Point of View: Creating a culture of gratitude

As 2018 comes to a close, it is a time when many reflect on the past year. Looking back on 2018 I realize that there were many losses experienced here in our close-knit community. Active and engaged community members who impacted the lives of many passed away. The impact of these individuals was demonstrated by celebrations of life that were standing room only.

At one such event I was touched by the stories and sharing and the sheer impact one person had on the lives of so many. I reflected on how that individual had impacted my life. Most powerful was the realization that I had never told that person how much they had inspired me. I had never expressed my awe and appreciation to that person. Did they know how much they had affected me and others? Did they ever hear these stories of appreciation from those who knew and loved them?

The loss of this particular person was a wake-up call that made me realize the importance of expressing appreciation to those who have impacted our lives, giving gratitude to those individuals while they are still with us, not waiting to voice and share our stories after they are gone. How great would it be if we could create a culture of gratitude, consistently appreciating others throughout the smaller communities we are a part of?

At the most recent MAPP community meeting we attempted to capture appreciation of impactful people and organizations. We set up a place to submit “Public Accolades,” a chance to acknowledge people and entities that inspire us and that we have gratitude for. There were a handful submitted. But the ones that were submitted were heartfelt and authentic. A few of them follow:

To: Spirit of Homer

Why: We may not know what it is, where it came from, or why we are blessed with it, but thank you for somehow sprinkling your magic throughout our community to give us the support needed to heal and grow in all our dimensions of wellness.

To: Alcoholics Anonymous

Why: Local alcoholics in recovery have two to three meetings per day, every day, 365 days per year as a place for struggling alcoholics to recover.

To: The Dolmas

Why: They epitomize that MAPP is about community members – Not agencies.

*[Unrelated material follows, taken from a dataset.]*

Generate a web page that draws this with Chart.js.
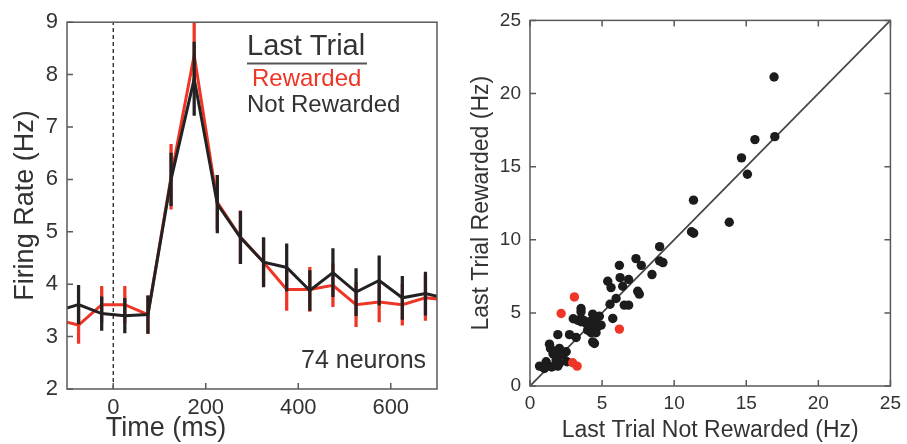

Thank you for contributing persistently, consistently, and enthusiastically.

I love this idea of creating a culture of gratitude. I think we will add this practice to the check-in at the beginning of our Girl Scout meetings, alongside the well-established “Roses and Thorns” – a reflection on the best and worst parts of our day.

And as we look to 2019 may we all resolve to be active participants in creating a culture of gratitude. May we acknowledge the light in each other and verbalize what we appreciate about one another. This simple practice could help us all to live in gratitude, build relationships, and strengthen our community.

Hannah Gustafson is the MAPP (Mobilizing for Action through Planning and Partnerships) Coordinator. MAPP is a local health improvement coalition with the vision of a proactive, resilient and innovative community.